■ **Data supplied**:
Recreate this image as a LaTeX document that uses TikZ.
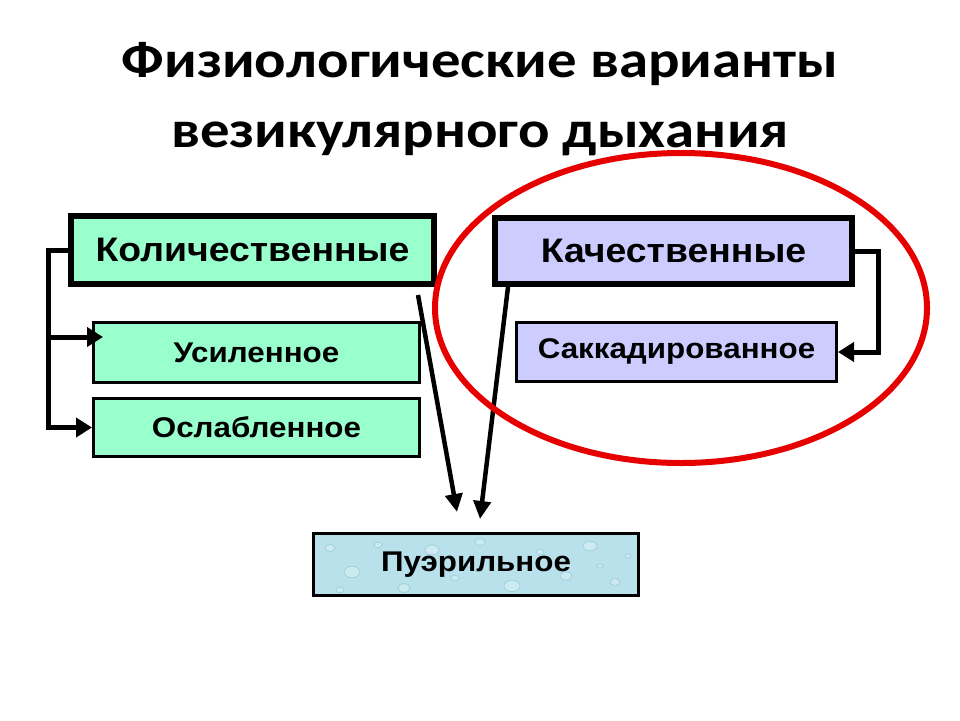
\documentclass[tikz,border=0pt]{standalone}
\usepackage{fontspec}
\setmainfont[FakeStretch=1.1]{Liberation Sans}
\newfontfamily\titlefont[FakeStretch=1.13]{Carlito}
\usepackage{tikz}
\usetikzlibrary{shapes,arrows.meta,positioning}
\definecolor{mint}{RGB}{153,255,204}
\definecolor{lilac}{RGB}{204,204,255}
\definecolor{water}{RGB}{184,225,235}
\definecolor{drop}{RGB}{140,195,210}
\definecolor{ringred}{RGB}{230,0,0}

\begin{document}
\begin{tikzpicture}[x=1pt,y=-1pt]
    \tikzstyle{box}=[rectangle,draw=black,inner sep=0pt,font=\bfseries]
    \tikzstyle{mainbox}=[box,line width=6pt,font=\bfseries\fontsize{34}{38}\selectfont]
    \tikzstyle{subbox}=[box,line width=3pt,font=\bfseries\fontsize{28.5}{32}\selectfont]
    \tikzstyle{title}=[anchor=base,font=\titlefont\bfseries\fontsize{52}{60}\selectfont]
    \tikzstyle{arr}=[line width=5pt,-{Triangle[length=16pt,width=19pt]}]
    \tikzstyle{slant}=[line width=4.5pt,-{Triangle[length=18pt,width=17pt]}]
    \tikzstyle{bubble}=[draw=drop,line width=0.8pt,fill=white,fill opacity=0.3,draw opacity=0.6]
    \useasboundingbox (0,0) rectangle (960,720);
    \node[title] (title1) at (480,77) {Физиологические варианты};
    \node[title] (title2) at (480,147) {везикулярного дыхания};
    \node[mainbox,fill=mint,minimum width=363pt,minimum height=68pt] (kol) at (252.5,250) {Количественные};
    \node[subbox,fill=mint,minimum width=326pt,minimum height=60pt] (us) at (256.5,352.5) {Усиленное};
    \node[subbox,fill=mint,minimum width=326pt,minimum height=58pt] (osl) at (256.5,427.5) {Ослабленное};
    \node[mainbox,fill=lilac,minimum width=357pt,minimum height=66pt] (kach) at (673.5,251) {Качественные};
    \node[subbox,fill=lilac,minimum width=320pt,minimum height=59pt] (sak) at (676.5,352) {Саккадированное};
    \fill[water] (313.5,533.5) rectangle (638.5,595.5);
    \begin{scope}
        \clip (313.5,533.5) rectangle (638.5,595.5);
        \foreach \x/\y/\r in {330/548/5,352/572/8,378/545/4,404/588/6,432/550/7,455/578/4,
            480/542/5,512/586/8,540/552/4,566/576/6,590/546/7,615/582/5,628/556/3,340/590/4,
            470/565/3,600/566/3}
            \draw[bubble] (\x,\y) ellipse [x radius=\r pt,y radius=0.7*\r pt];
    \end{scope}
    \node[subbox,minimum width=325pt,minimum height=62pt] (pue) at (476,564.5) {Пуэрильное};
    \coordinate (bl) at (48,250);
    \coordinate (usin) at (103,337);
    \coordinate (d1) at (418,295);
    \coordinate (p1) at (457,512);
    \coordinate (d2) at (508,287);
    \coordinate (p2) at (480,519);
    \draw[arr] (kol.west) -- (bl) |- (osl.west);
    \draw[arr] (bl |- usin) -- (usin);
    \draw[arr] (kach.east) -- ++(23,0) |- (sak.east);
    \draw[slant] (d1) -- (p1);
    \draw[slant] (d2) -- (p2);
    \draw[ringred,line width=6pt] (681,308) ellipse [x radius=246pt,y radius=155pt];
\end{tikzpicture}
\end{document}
---
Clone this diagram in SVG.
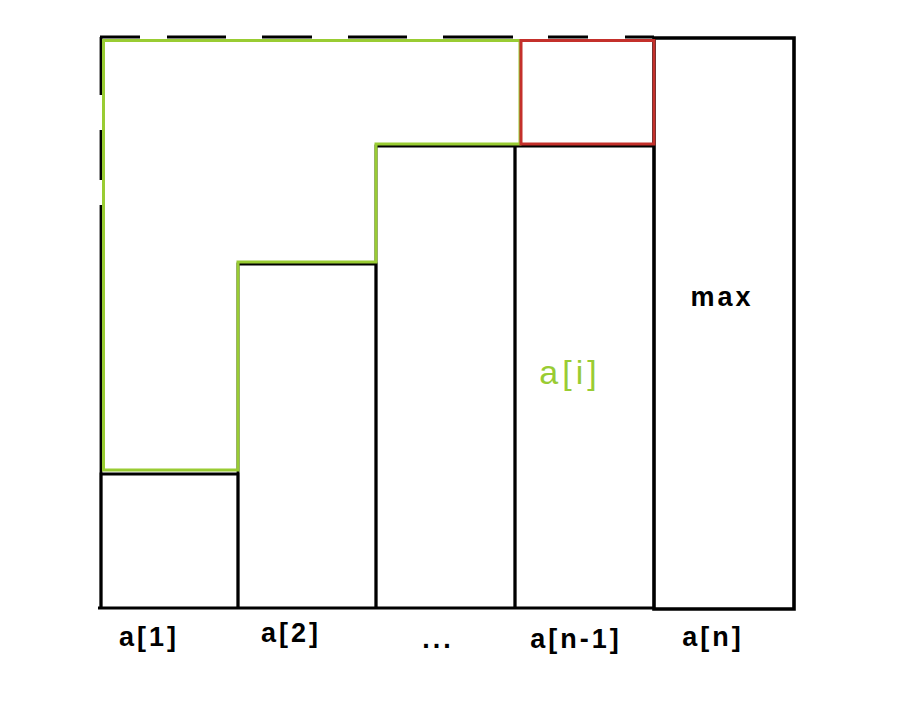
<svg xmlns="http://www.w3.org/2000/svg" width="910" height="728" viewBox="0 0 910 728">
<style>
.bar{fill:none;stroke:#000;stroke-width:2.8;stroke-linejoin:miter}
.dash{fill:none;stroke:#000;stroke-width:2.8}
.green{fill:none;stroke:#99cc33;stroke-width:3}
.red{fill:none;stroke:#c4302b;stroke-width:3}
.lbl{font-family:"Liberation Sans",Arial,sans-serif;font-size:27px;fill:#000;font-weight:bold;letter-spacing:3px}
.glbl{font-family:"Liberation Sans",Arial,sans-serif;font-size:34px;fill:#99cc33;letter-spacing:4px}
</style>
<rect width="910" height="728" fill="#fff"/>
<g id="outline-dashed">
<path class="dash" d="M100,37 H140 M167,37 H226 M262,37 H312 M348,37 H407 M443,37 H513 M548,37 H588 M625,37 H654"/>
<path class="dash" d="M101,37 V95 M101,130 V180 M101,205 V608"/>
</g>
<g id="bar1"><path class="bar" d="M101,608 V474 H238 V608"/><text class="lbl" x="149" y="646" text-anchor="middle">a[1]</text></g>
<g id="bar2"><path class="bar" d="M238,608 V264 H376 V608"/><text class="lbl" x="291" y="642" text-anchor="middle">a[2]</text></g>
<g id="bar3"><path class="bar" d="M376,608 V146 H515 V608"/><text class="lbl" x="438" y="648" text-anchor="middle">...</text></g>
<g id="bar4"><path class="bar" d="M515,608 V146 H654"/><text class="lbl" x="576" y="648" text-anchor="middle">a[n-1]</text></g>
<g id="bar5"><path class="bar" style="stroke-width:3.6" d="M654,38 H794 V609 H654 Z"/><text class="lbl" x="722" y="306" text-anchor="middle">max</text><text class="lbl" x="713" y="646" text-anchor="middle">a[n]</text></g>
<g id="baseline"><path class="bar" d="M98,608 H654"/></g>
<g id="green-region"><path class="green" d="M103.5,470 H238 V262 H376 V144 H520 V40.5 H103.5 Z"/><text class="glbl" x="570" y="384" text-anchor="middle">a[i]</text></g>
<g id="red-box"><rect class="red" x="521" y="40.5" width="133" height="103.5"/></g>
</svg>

■ **What you need to do**:
Each line that has the word "this" should be copied.

■ **Output**:
Recreate this image as a LaTeX document that uses TikZ.
Clone this diagram in SVG.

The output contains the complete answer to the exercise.